A retirada do trecho do hino gaúcho não seria a primeira da história, entretanto. Em 1966, em plena ditadura militar, o hino foi oficializado e dele foram extraídos os trechos que exaltavam a democracia ateniense para “assombro dos tiranos”.

“Entre nós reviva Atenas/ para assombro dos tiranos/ sejamos gregos na glória/ e na virtude, romanos", dizia a estrofe suprimida. “Uma das hipóteses é que o trecho foi excluído pela preocupação com a referência à tirania, durante a ditadura. Mas, o projeto de modificação, aprovado em 1966, é de 1961. A justificativa era a de que não fazia referência à cultura gaúcha”, diz o historiador Jocelito Zalla, professor do programa de pós-graduação em história da Universidade do Rio Grande do Sul.

Segundo Zalla, as tradições são criadas a partir de elementos selecionados e, não raras vezes, modificados.
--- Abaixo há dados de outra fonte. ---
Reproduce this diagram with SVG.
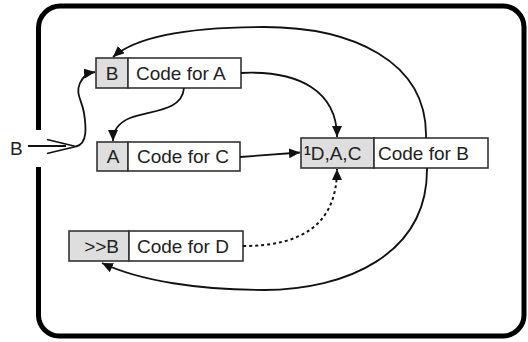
<svg xmlns="http://www.w3.org/2000/svg" width="528" height="342" viewBox="0 0 528 342">
<style>
.frame{fill:none;stroke:#000;stroke-width:5}
.cell{stroke:#333;stroke-width:1.6}
.key{fill:#dedede}
.code{fill:#fff}
.t{font-family:"Liberation Sans",Arial,sans-serif;font-size:19px;fill:#222}
.c{fill:none;stroke:#111;stroke-width:1.8}
.dot{stroke-dasharray:3 3;stroke-width:2}
</style>
<defs>
<marker id="ah" markerUnits="userSpaceOnUse" markerWidth="11" markerHeight="10" refX="11" refY="5" orient="auto">
<path d="M0,0 L11,5 L0,10 z" fill="#111"/>
</marker>
</defs>
<rect width="528" height="342" fill="#fff"/>
<path class="frame" d="M38.5,130 V28 A22,22 0 0 1 60.5,6 H503 A21,21 0 0 1 524,27 V315 A21,21 0 0 1 503,336 H59 A21,21 0 0 1 38.5,315 V167"/>

<g id="entry">
<text class="t" x="10" y="155">B</text>
<path class="c" d="M28,146 H66 M47,139.5 L76,146.5 L47,153.5"/>
</g>

<g id="nodeA">
<rect class="cell key" x="96" y="58" width="32" height="30"/>
<rect class="cell code" x="128" y="58" width="113" height="30"/>
<text class="t" x="112" y="80" text-anchor="middle">B</text>
<text class="t" x="136" y="80">Code for A</text>
</g>

<g id="nodeC">
<rect class="cell key" x="97" y="142" width="31" height="29"/>
<rect class="cell code" x="128" y="142" width="112" height="29"/>
<text class="t" x="113" y="163" text-anchor="middle">A</text>
<text class="t" x="137" y="163">Code for C</text>
</g>

<g id="nodeB">
<rect class="cell key" x="301" y="138" width="73" height="30"/>
<rect class="cell code" x="374" y="138" width="114" height="30"/>
<text class="t" x="304" y="160"><tspan font-size="12" font-weight="bold" dy="-5">1</tspan><tspan dy="5">D,A,C</tspan></text>
<text class="t" x="378" y="160">Code for B</text>
</g>

<g id="nodeD">
<rect class="cell key" x="69" y="231" width="60" height="30"/>
<rect class="cell code" x="129" y="231" width="114" height="30"/>
<text class="t" x="119" y="253" text-anchor="end">&gt;&gt;B</text>
<text class="t" x="137" y="253">Code for D</text>
</g>

<g id="connectors">
<path class="c" marker-end="url(#ah)" d="M76,146.5 C88,144 86,126 84,113 C82,100 75,94 80,83 C83,76 88,73 95,72"/>
<path class="c" marker-end="url(#ah)" d="M426,138 C428,60 350,27 264,27 C200,27 140,33 113,57"/>
<path class="c" marker-end="url(#ah)" d="M241,73 C300,70 337,92 337,137"/>
<path class="c" marker-end="url(#ah)" d="M184,88 C182,112 150,110 130,118 C118,123 113,130 113,141"/>
<path class="c" marker-end="url(#ah)" d="M240,157 L300,152.5"/>
<path class="c dot" marker-end="url(#ah)" d="M243,246 C300,246 337,226 337,169"/>
<path class="c" marker-end="url(#ah)" d="M427,168 C428,255 345,290 264,290 C200,290 140,281 102,263"/>
</g>
</svg>
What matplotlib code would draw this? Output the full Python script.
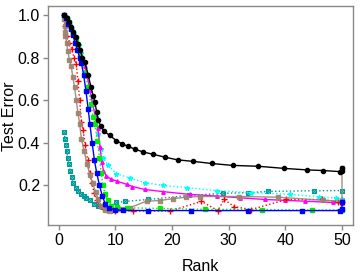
import matplotlib
matplotlib.use("Agg")
import matplotlib.pyplot as plt

plt.rcParams['font.family'] = ['Liberation Sans', 'DejaVu Sans']

# rank / test error per method
black_x = [1.0, 1.4, 1.8, 2.2, 2.6, 3.0, 3.4, 3.8, 4.2, 4.6, 5.2, 5.7, 6.1, 6.4, 6.7, 7.0,
           7.4, 8.0, 9.0, 10.2, 11.2, 12.3, 13.5, 14.9, 16.7, 18.7, 21.0, 23.7, 27.0,
           30.7, 35.2, 39.8, 43.8, 46.6, 49.6, 50.0, 50.0]
black_y = [1.0, 0.985, 0.965, 0.945, 0.92, 0.895, 0.865, 0.835, 0.80, 0.78, 0.72, 0.66,
           0.62, 0.59, 0.545, 0.505, 0.48, 0.455, 0.435, 0.41, 0.395, 0.383, 0.37, 0.357,
           0.346, 0.333, 0.32, 0.313, 0.303, 0.294, 0.29, 0.28, 0.273, 0.27, 0.265,
           0.268, 0.28]

blue_x = [1.0, 1.3, 1.7, 2.1, 2.5, 2.9, 3.3, 3.7, 4.0, 4.4, 4.8, 5.2, 5.5, 5.9, 6.3, 6.7,
          7.2, 7.7, 8.2, 8.8, 9.9, 11.4, 15.7, 23.3, 33.4, 43.0, 49.6, 50.0, 50.0]
blue_y = [1.0, 0.985, 0.96, 0.935, 0.905, 0.87, 0.835, 0.80, 0.775, 0.72, 0.645, 0.56,
          0.49, 0.40, 0.32, 0.26, 0.20, 0.15, 0.115, 0.095, 0.085, 0.083, 0.082, 0.082,
          0.082, 0.082, 0.082, 0.09, 0.12]

green_x = [1.0, 1.4, 1.8, 2.2, 2.6, 3.0, 3.4, 3.8, 4.2, 4.7, 5.2, 5.7, 6.1, 6.4, 6.8, 7.2,
           7.5, 7.8, 8.2, 8.7, 9.3, 10.3, 12.0, 17.8, 25.9, 35.9, 44.7, 50.0]
green_y = [1.0, 0.985, 0.965, 0.94, 0.91, 0.88, 0.845, 0.81, 0.78, 0.73, 0.66, 0.58,
           0.52, 0.49, 0.41, 0.33, 0.26, 0.20, 0.16, 0.13, 0.105, 0.098, 0.095, 0.092,
           0.088, 0.087, 0.084, 0.085]

magenta_x = [1.0, 1.4, 1.8, 2.2, 2.6, 3.0, 3.4, 3.8, 4.2, 4.6, 5.0, 5.5, 6.0, 6.5, 6.9,
             7.3, 7.6, 7.9, 8.4, 9.2, 10.3, 12.0, 13.0, 15.2, 18.4, 23.1, 28.0, 32.0,
             36.4, 40.0, 43.5, 48.4, 50.0]
magenta_y = [1.0, 0.985, 0.965, 0.945, 0.92, 0.89, 0.86, 0.83, 0.795, 0.76, 0.715, 0.65,
             0.58, 0.52, 0.47, 0.38, 0.31, 0.27, 0.245, 0.23, 0.22, 0.205, 0.195, 0.181,
             0.171, 0.158, 0.15, 0.142, 0.134, 0.13, 0.126, 0.12, 0.118]

cyan_x = [1.0, 1.5, 2.0, 2.5, 3.0, 3.5, 4.0, 4.5, 5.0, 5.5, 6.0, 6.5, 7.0, 7.4, 7.8, 8.7,
          10.2, 12.5, 15.2, 18.4, 22.6, 27.9, 34.0, 40.8, 46.0, 49.0, 50.0]
cyan_y = [1.0, 0.98, 0.955, 0.925, 0.895, 0.86, 0.82, 0.775, 0.72, 0.66, 0.59, 0.52,
          0.44, 0.37, 0.33, 0.295, 0.255, 0.235, 0.213, 0.20, 0.19, 0.176, 0.166, 0.158,
          0.147, 0.14, 0.138]

red_x = [1.0, 1.2, 1.5, 1.9, 2.3, 2.7, 3.1, 3.4, 3.7, 4.0, 4.3, 4.7, 5.1, 5.5, 5.8, 6.3,
         6.8, 7.3, 7.8, 8.6, 10.0, 13.2, 19.7, 25.2, 28.1, 29.2, 31.0, 34.0, 40.2, 46.4,
         49.3, 50.0]
red_y = [1.0, 0.95, 0.90, 0.87, 0.84, 0.80, 0.77, 0.69, 0.60, 0.50, 0.46, 0.39, 0.32,
         0.26, 0.21, 0.165, 0.13, 0.105, 0.092, 0.085, 0.08, 0.08, 0.08, 0.125, 0.082,
         0.134, 0.10, 0.087, 0.134, 0.134, 0.124, 0.12]

brown_x = [1.0, 1.05, 1.1, 1.2, 1.4, 1.6, 1.9, 2.2, 2.5, 2.8, 3.1, 3.4, 3.7, 4.0, 4.5,
           5.0, 5.5, 6.0, 6.5, 7.0, 7.5, 8.1, 9.0, 10.8, 12.5, 15.5, 17.8, 20.2, 22.5,
           24.9, 31.8, 38.7, 46.7, 50.0, 50.0]
brown_y = [0.98, 0.95, 0.92, 0.90, 0.87, 0.83, 0.79, 0.76, 0.71, 0.66, 0.60, 0.54, 0.49,
           0.42, 0.36, 0.30, 0.25, 0.21, 0.17, 0.135, 0.105, 0.083, 0.082, 0.09, 0.095,
           0.126, 0.129, 0.138, 0.145, 0.148, 0.148, 0.145, 0.13, 0.126, 0.28]

teal_x = [1.0, 1.1, 1.25, 1.4, 1.6, 1.8, 2.0, 2.3, 2.6, 3.0, 3.4, 3.9, 4.4, 4.9, 5.5,
          6.3, 7.0, 7.8, 8.5, 10.2, 11.7, 15.8, 23.0, 29.0, 33.4, 37.0, 45.0, 50.0]
teal_y = [0.45, 0.42, 0.39, 0.36, 0.33, 0.30, 0.27, 0.24, 0.21, 0.19, 0.175, 0.16, 0.15,
          0.14, 0.13, 0.115, 0.105, 0.097, 0.095, 0.12, 0.125, 0.134, 0.153, 0.163,
          0.166, 0.172, 0.175, 0.176]

fig = plt.figure(figsize=(3.6, 2.77), dpi=100)
ax = fig.add_axes([0.1325, 0.186, 0.848, 0.792])

ax.plot(teal_x, teal_y, color='#009b9b', ls=':', lw=1, marker='s', ms=3,
        mfc='none', mew=0.8)
ax.plot(teal_x, teal_y, color='#009b9b', ls='none', marker='x', ms=2.5, mew=0.8)
ax.plot(cyan_x, cyan_y, color='#00ffff', ls=':', lw=1, marker='*', ms=3.5)
ax.plot(magenta_x, magenta_y, color='#ff00ff', ls='-', lw=1, marker='^', ms=2.5)
ax.plot(red_x, red_y, color='#ff0000', ls=':', lw=1, marker='+', ms=5, mew=1)
ax.plot(brown_x, brown_y, color='#9c8470', ls='-', lw=1, marker='s', ms=3.2, alpha=0.9)
ax.plot(green_x, green_y, color='#00ee00', ls=':', lw=1, marker='s', ms=2.6)
ax.plot(blue_x, blue_y, color='#0000ff', ls='-', lw=1, marker='s', ms=2.6)
ax.plot(black_x, black_y, color='black', ls='-', lw=1, marker='o', ms=3)

ax.set_xlim(-1.94, 51.94)
ax.set_ylim(0.012, 1.042)
ax.set_xticks([0, 10, 20, 30, 40, 50])
ax.set_yticks([0.2, 0.4, 0.6, 0.8, 1.0])

for s in ax.spines.values():
    s.set_color('#888888')
    s.set_linewidth(1)
ax.tick_params(colors='#888888', labelcolor='black', labelsize=11.5, length=3.5,
               width=1, pad=2)

ax.set_xlabel('Rank', fontsize=11.5)
ax.set_ylabel('Test Error', fontsize=11.5)
ax.xaxis.set_label_coords(0.5, -0.155)
ax.yaxis.set_label_coords(-0.1, 0.5)

fig.savefig('out.png', dpi=100)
Portanto, seria natural atualizar o hino gaúcho aos tempos de hoje, contemplando a luta antirracista.

Justamente por refletir o racismo da sociedade gaúcha, o hino não deve ser alterado, reflete Luiz Carlos Tau Golin, professor do programa de pós-graduação em história da Universidade de Passo Fundo.

“Fico espantado como acham que seria possível que um estado onde o movimento político e intelectual era conduzido por senhores de escravos pudesse ter um hino que não fosse racista. O hino representa a sociedade e esse hino é muito de acordo com a sociedade sul-riograndense. Quem canta são os latifundiários, descendentes de imigrantes que se negam a ser brasileiros e que não querem se vincular com a negritude e o mundo indígena”, diz Tau Golin.